Now from equation (1) area of the semicircle = $\pi \dfrac{{{d^2}}}{8}$ square units.
So, the area of the shaded region is = $\pi \dfrac{{d_{AD}^2}}{8} + \pi \dfrac{{d_{BC}^2}}{8} + \pi \dfrac{{d_{EC}^2}}{8} - \pi \dfrac{{d_{AB}^2}}{8} - \pi \dfrac{{d_{DE}^2}}{8}$
Now substitute the values we have,
So, the area of the shaded region is = $\pi \dfrac{{{{\left( {14} \right)}^2}}}{8} + \pi \dfrac{{{{\left( {21} \right)}^2}}}{8} + \pi \dfrac{{{{\left( 7 \right)}^2}}}{8} - \pi \dfrac{{{{\left( 7 \right)}^2}}}{8} - \pi \dfrac{{{{\left( 7 \right)}^2}}}{8}$
Now simplify we have,
So, the area (A) of the shaded region is = \[\pi \dfrac{{{{\left( {14} \right)}^2}}}{8} + \pi \dfrac{{{{\left( {21} \right)}^2}}}{8} - \pi \dfrac{{{{\left( 7 \right)}^2}}}{8}\]
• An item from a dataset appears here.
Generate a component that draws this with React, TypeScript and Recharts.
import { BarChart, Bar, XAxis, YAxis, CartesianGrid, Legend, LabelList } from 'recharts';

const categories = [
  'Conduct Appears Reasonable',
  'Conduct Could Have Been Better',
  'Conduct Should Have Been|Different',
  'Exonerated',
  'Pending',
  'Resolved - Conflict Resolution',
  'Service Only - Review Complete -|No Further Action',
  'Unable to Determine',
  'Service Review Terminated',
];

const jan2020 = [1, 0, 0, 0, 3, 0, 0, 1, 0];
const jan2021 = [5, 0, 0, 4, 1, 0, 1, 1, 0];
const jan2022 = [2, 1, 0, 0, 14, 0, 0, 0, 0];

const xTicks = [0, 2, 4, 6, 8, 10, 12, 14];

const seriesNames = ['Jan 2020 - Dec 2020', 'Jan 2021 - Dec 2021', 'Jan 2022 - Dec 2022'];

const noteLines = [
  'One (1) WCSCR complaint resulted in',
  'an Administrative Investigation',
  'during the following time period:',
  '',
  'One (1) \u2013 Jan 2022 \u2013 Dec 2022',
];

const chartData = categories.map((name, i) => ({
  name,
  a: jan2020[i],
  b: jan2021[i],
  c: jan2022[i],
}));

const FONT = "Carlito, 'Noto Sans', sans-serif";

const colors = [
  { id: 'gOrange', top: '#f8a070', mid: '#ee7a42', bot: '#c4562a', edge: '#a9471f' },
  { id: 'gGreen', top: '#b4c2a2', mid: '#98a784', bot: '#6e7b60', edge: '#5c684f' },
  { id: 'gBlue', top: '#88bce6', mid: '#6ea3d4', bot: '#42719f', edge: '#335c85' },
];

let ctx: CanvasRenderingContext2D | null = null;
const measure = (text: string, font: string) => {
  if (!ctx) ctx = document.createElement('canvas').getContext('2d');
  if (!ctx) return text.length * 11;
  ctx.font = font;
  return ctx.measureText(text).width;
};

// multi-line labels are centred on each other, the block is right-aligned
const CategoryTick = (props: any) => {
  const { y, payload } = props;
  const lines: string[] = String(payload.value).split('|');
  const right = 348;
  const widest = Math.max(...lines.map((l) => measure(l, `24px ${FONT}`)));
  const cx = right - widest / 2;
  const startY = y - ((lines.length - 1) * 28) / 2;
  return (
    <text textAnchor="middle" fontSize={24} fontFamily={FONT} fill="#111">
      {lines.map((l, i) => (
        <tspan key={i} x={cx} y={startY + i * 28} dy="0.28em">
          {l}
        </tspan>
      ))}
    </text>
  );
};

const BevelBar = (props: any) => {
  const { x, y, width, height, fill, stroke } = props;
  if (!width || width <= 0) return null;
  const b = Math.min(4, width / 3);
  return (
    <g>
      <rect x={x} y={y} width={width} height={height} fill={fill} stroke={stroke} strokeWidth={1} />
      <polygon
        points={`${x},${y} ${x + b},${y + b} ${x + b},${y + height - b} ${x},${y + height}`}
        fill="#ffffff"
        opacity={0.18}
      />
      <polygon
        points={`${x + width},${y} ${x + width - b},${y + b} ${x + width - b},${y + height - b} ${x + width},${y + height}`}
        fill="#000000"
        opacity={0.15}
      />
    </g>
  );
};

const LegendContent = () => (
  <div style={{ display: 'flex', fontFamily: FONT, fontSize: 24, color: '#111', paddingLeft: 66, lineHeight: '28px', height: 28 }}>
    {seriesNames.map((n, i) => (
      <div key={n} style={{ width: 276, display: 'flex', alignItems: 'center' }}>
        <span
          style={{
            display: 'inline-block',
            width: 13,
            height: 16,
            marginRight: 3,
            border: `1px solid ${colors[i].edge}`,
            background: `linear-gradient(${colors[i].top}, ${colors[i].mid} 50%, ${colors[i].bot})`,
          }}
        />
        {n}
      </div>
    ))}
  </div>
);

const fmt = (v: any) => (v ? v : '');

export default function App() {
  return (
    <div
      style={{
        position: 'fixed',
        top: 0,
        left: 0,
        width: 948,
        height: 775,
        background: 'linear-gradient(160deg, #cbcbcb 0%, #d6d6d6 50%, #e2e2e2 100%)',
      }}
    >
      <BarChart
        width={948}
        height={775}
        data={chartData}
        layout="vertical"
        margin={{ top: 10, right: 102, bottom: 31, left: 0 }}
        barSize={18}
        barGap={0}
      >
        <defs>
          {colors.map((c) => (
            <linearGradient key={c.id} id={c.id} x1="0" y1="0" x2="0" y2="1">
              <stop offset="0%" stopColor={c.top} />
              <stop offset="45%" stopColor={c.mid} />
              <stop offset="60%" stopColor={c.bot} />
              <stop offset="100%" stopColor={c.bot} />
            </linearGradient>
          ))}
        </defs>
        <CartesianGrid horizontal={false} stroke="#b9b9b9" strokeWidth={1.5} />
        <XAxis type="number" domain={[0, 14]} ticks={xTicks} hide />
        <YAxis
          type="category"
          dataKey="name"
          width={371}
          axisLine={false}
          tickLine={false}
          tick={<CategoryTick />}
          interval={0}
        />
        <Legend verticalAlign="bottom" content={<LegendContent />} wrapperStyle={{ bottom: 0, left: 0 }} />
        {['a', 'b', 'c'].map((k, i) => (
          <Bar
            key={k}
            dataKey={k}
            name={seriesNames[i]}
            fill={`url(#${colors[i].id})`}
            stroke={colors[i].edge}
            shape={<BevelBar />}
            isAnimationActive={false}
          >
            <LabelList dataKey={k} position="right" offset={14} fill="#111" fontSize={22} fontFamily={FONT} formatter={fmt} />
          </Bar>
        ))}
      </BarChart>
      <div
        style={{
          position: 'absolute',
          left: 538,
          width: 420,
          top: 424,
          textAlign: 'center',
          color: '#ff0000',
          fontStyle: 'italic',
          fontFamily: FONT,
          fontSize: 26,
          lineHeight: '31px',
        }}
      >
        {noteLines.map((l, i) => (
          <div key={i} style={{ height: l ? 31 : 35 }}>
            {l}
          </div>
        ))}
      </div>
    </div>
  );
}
$ \Rightarrow A = \dfrac{{22}}{7} \times \dfrac{{{{\left( {14} \right)}^2}}}{8} + \dfrac{{22}}{7} \times \dfrac{{{{\left( {21} \right)}^2}}}{8} - \dfrac{{22}}{7} \times \dfrac{{{{\left( 7 \right)}^2}}}{8}$, $\left[ {\therefore \pi = \dfrac{{22}}{7}} \right]$
$ \Rightarrow A = 22 \times \dfrac{{2\left( {14} \right)}}{8} + 22 \times \dfrac{{3\left( {21} \right)}}{8} - 22 \times \dfrac{7}{8}$
Now take LCM we have,
$ \Rightarrow A = \dfrac{{44\left( {14} \right) + 66\left( {21} \right) - 22\left( 7 \right)}}{8}$
$ \Rightarrow A = \dfrac{{44\left( {14} \right) + 66\left( {21} \right) - 22\left( 7 \right)}}{8} = \dfrac{{1848}}{8} = 231$ Square centimeter.
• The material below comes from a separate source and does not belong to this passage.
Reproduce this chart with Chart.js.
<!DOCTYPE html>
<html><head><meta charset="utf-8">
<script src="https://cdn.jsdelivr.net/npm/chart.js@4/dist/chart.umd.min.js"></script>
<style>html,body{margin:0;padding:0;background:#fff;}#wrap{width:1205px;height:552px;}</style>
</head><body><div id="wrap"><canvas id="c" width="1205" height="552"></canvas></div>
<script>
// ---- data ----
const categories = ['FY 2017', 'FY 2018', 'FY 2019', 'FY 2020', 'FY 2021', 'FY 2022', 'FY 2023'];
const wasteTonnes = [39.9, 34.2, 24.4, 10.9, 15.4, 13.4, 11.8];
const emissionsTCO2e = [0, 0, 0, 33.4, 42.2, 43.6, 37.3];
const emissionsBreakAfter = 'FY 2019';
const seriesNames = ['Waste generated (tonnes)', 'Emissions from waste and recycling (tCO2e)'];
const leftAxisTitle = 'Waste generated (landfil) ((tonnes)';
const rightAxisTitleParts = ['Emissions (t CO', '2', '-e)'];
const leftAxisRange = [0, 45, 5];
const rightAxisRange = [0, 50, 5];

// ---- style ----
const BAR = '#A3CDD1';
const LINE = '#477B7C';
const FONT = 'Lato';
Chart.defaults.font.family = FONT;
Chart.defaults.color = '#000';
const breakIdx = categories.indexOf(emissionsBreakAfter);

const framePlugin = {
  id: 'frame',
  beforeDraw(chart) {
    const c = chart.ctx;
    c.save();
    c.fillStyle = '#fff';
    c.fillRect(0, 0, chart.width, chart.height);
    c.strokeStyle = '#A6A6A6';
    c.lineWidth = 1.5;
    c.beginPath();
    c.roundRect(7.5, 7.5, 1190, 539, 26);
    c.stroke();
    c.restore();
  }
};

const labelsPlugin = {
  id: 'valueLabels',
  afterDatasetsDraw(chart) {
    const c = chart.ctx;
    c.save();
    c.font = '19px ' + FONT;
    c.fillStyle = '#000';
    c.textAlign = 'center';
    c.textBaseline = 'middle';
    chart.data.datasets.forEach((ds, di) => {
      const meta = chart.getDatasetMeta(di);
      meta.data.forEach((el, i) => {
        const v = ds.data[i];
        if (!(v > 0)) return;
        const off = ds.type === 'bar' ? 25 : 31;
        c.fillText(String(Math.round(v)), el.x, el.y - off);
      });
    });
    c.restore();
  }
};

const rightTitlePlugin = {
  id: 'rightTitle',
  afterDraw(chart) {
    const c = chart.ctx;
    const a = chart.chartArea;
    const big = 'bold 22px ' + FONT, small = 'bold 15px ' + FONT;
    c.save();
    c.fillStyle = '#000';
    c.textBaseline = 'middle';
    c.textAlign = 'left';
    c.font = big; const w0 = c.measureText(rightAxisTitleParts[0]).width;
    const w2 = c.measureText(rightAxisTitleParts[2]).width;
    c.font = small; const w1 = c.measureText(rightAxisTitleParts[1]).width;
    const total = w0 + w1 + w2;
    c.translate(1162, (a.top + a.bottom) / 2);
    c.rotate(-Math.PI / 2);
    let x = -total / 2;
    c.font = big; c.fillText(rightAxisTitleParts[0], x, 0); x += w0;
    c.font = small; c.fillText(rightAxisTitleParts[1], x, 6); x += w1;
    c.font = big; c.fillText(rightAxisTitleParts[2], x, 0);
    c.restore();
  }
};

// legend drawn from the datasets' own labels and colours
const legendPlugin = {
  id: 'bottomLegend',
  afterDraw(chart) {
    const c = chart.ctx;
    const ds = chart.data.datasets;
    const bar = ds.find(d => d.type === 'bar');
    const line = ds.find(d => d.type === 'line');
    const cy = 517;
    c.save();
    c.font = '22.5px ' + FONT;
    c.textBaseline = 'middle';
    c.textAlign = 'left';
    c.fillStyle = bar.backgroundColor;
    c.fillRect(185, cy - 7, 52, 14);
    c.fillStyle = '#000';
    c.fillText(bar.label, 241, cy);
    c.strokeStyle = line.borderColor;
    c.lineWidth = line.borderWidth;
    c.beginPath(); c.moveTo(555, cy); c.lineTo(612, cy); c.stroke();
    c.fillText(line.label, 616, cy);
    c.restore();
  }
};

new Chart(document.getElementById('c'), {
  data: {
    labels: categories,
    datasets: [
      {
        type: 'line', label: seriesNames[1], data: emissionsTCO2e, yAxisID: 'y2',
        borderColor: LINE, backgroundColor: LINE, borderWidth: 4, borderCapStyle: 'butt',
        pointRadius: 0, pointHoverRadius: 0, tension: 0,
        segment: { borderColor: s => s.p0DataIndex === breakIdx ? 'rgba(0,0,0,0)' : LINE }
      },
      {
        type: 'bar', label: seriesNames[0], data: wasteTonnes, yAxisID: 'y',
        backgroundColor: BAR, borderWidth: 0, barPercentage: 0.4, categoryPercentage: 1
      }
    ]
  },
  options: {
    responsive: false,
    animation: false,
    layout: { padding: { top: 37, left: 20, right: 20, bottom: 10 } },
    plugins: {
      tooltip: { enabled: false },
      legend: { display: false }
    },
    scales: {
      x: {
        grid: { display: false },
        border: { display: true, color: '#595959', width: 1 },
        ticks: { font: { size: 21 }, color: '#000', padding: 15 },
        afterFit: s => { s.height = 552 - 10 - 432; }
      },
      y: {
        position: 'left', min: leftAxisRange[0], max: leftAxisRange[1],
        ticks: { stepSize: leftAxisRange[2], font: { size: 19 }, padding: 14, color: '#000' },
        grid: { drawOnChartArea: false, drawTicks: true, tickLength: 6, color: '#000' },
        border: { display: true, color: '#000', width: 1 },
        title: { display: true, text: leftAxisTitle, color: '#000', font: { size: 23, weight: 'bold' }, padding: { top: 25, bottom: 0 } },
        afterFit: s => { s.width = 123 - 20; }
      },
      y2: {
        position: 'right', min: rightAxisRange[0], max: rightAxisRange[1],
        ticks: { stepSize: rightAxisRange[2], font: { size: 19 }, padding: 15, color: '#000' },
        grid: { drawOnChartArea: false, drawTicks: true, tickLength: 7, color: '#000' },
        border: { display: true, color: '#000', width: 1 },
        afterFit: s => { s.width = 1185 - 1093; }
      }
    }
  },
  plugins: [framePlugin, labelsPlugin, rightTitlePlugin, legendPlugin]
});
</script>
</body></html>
Now as we know that the perimeter of any shape is the sum of all the side length but in case of circle perimeter is same as the circumference of the circle.
As we all know that the circumference of the circle is $2\pi r$, where r is the radius of the circle.
So the perimeter/circumference of the semicircle = $\dfrac{{2\pi r}}{2} = \pi r$.
Now the radius of the circle is half of the diameter so the perimeter of the semicircle in terms of the diameter = $\dfrac{{\pi d}}{2}$ units.
So the perimeter of the given figure = perimeter of the semicircle AD + perimeter of the semicircle BC +perimeter of the semicircle EC + perimeter of the semicircle AB + perimeter of the semicircle DE.
So, the perimeter of the given figure is = $\pi \dfrac{{{d_{AD}}}}{2} + \pi \dfrac{{{d_{BC}}}}{2} + \pi \dfrac{{{d_{EC}}}}{2} + \pi \dfrac{{{d_{AB}}}}{2} + \pi \dfrac{{{d_{DE}}}}{2}$
Now substitute the values we have,
So, the perimeter (P) of the given figure is = $\pi \dfrac{{\left( {14} \right)}}{2} + \pi \dfrac{{\left( {21} \right)}}{2} + \pi \dfrac{{\left( 7 \right)}}{2} + \pi \dfrac{{\left( 7 \right)}}{2} + \pi \dfrac{{\left( 7 \right)}}{2}$
$ \Rightarrow P = \dfrac{{22}}{7} \times \dfrac{{\left( {14} \right)}}{2} + \dfrac{{22}}{7} \times \dfrac{{\left( {21} \right)}}{2} + 3 \times \dfrac{{22}}{7} \times \dfrac{{\left( 7 \right)}}{2}$, $\left[ {\therefore \pi = \dfrac{{22}}{7}} \right]$
$ \Rightarrow P = 22 \times \dfrac{2}{2} + 22 \times \dfrac{3}{2} + 3 \times 22 \times \dfrac{1}{2}$
Now take LCM we have,
$ \Rightarrow P = \dfrac{{44 + 66 + 66}}{2}$
$ \Rightarrow P = 22 + 33 + 33 = 88$ Centimeter.
So this is the required answer.

Note – Whenever we face such types of problems the key concept is to have the good understanding of the diagrammatic representation of the figure in order to figure out the required shaded region. The good gist of the basic area formula for curves like circle always helps to get on the right track to reach the answer and also recall that the perimeter of the circle is nothing but the circumference of the circle.